RCS – In Furious 7 you were the villain, however, in Skin Trade and several of your other film, you primarily play the hero. Which archetype do you prefer to play? How much of Tony Jaa goes into the characters, especially when playing the bad guy?
TJ – I enjoy having a chance to act and to change characters. Each character requires a personal interpretation and in that sense since it is me doing the acting there is always some of me in the character. I don’t have a direct preference for character type. I am more interested in the quality of the story and whether there is a chance to depict the character as something more than one dimensional. Some of my early films did not always give me that opportunity and it is something I would like to reach for now.

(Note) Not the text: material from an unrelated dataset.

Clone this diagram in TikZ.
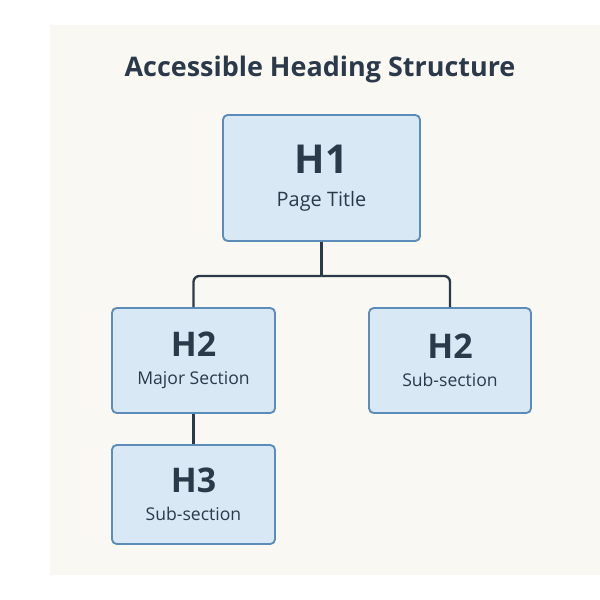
\documentclass[tikz,border=0pt]{standalone}
\usepackage{fontspec}
\setmainfont{Open Sans}
\usetikzlibrary{positioning}
\definecolor{panelbg}{HTML}{FAF8F3}
\definecolor{boxfill}{HTML}{D8E8F4}
\definecolor{boxline}{HTML}{5B8DB8}
\definecolor{ink}{HTML}{2B3A4A}
\begin{document}
\begin{tikzpicture}[x=0.03cm, y=-0.03cm,
    level/.style = {draw=boxline, fill=boxfill, line width=1.6pt, rounded corners=4pt,
                    text=ink, align=center, inner sep=0pt},
    link/.style = {draw=ink, line width=2pt, rounded corners=5pt}]
    \useasboundingbox (0,0) rectangle (600,600);
    \fill[panelbg] (50,25) rectangle (600,575);
    \node[text=ink, font=\fontsize{23}{26}\selectfont\bfseries] (title) at (320,70) {Accessible Heading Structure};

    \node[level, minimum width=197*0.03cm, minimum height=126*0.03cm] (h1) at (321.5,178)
        {{\fontsize{34}{36}\selectfont\bfseries H1}\\[14pt]{\fontsize{17}{20}\selectfont Page Title}};
    \node[level, minimum width=163*0.03cm, minimum height=105*0.03cm] (h2a) at (193.5,360.5)
        {{\fontsize{29}{32}\selectfont\bfseries H2}\\[12pt]{\fontsize{15}{18}\selectfont Major Section}};
    \node[level, minimum width=162*0.03cm, minimum height=105*0.03cm] (h2b) at (450,360.5)
        {{\fontsize{29}{32}\selectfont\bfseries H2}\\[12pt]{\fontsize{15}{18}\selectfont Sub-section}};
    \node[level, minimum width=163*0.03cm, minimum height=99*0.03cm] (h3) at (193.5,494.5)
        {{\fontsize{29}{32}\selectfont\bfseries H3}\\[12pt]{\fontsize{15}{18}\selectfont Sub-section}};

    \coordinate (fork) at (321.5,276);
    \draw[link] (h1.south) -- (fork);
    \draw[link] (fork) -| (h2a.north);
    \draw[link] (fork) -| (h2b.north);
    \draw[link] (h2a.south) -- (h3.north);
\end{tikzpicture}
\end{document}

RCS – Muay Thai has begun to make an impact in America with such promotions as Lion Fight, have you followed any Thai Boxers and if so, who is/are some of your favorites to watch?
TJ – I don’t have a favorite, I am so proud of the achievements of so many Thai boxers, and I am proud to see Muay Thai continuing to make inroads internationally.
RCS – When the time comes and you feel you are ready to retire, what would you like to be remembered for? Would you ever open up your own training camp or move to strictly choreographing fights?
TJ – I really don’t know. You know, for many years I wanted an opportunity to breakout internationally and for a variety of reasons this was not possible until two years ago. Having just started to get my feet wet in International Films I am content to see how things develop.
Skin Trade will be released on VOD and DVD, May 8, 2015. This is an action thrill ride you won’t want to miss.